The court adopted a two-part test for whether an inmate’s use of the prison grievance process is thwarted by misrepresentation: (1) whether the instruction was the sort that a reasonable inmate would rely on, and (2) whether it was misleading enough to a reasonable inmate to interfere with use of the grievance process. Finding both prongs satisfied here, the court reversed.
Joining Krause were Jordan and Greenaway, Jr. Arguing counsel were Leticia Chavez-Freed of Chavez-Freed Law for the prisoner, Tiffany Temas of Weber Gallagher for the defendant prison employees, and Howard Hopkirk for the state DOC.
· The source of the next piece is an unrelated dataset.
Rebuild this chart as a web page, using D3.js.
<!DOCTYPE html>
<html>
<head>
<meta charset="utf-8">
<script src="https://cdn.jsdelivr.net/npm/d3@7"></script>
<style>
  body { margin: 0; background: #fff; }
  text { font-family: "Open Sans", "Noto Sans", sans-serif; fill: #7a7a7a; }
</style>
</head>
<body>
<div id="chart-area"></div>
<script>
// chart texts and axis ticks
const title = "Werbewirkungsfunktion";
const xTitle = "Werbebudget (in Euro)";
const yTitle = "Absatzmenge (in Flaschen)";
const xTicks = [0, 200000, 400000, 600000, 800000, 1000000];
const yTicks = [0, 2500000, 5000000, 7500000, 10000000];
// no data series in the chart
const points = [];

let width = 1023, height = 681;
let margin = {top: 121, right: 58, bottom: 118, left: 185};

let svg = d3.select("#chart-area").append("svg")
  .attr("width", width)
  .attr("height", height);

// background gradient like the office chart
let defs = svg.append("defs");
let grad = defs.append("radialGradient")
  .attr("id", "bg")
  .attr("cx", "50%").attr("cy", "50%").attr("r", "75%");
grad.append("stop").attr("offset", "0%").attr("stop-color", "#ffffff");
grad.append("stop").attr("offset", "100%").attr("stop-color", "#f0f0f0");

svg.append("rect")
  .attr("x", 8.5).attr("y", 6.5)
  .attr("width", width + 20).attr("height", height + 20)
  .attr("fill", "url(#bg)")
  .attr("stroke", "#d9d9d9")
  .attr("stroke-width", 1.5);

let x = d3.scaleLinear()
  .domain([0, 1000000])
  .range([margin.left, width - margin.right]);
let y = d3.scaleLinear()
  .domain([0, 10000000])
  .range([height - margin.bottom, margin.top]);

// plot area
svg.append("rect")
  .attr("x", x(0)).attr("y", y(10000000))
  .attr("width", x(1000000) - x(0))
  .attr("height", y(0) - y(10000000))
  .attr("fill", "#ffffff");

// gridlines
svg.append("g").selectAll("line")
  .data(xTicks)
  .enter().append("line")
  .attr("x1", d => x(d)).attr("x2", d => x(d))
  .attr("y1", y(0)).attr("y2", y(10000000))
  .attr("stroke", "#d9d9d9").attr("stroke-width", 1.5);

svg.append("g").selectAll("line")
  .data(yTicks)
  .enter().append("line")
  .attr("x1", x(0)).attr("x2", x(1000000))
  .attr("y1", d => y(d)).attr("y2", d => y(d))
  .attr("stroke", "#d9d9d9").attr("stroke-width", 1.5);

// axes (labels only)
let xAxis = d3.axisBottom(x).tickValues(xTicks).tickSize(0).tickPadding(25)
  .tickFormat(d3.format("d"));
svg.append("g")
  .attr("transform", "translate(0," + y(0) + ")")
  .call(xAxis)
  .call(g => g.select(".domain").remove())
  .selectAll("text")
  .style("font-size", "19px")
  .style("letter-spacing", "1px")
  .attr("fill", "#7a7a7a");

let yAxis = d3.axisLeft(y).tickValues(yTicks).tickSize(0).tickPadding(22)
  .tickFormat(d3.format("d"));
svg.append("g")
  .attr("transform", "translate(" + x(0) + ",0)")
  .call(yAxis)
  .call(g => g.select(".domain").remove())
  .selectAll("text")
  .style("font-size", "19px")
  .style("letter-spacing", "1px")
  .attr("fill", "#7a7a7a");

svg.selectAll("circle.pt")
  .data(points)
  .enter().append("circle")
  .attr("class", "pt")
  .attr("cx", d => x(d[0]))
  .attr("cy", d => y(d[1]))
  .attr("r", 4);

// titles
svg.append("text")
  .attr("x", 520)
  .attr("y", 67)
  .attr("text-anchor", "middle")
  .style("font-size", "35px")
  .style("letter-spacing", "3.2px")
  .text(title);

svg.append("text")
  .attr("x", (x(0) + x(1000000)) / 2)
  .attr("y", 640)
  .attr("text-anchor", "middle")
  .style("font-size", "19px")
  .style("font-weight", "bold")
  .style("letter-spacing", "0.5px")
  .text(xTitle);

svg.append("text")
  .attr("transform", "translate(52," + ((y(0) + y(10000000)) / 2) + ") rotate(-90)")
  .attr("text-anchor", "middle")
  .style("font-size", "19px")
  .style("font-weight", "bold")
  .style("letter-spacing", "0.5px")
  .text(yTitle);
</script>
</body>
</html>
In addition to today’s lone precedential opinion , the Court also issued two others yesterday:
Wayne Land & Mineral Grp. v. Del. River Basin Comm’n—civil—reversal—Fisher
The Third Circuit vacated a district court’s ruling on the merits on three Pa. Republican state senators’ motion to intervene in a long-running fracking lawsuit, holding that the court was required to consider fully whether the senators need to establish Article III standing.
Joining Fisher were Restrepo and Roth. Arguing counsel were Matthew Haverstick of Kleinbard for the senators, Kenneth Warren of Warren Environmental Counsel for one appellee, and Jordan Yeager (formerly of Curtin & Heefner, now a county judge) for other appellees.
U.S. v. Reyes-Romero—criminal—reversal—Krause
Defendants who prevail against their federal criminal prosecution are eligible by statute to recover attorney’s fees and costs if the government’s position was “vexatious, frivolous, or in bad faith.” Here, the Third Circuit reversed a district court’s award under this provision, acknowledging “faulty processes” by the government overall but concluding that this “was not based on the type of pervasive prosecutorial misconduct” required. The court rejected the defendant’s threshold arguments that (a) the government’s failure to appeal the underlying dismissal barred it from challenging its factual rulings in the fee litigation, and (b) the government’s failure to raise issues in the fee litigation that it had litigated in the underlying dismissal barred it from raising them on appeal from the fee award.
Joining Krause were Smith and Hardiman. Arguing counsel were Donovan Cocas of the WDPA US Attorney’s office for the government and Adrian Roe of Roe & Simon for the erstwhile defendant.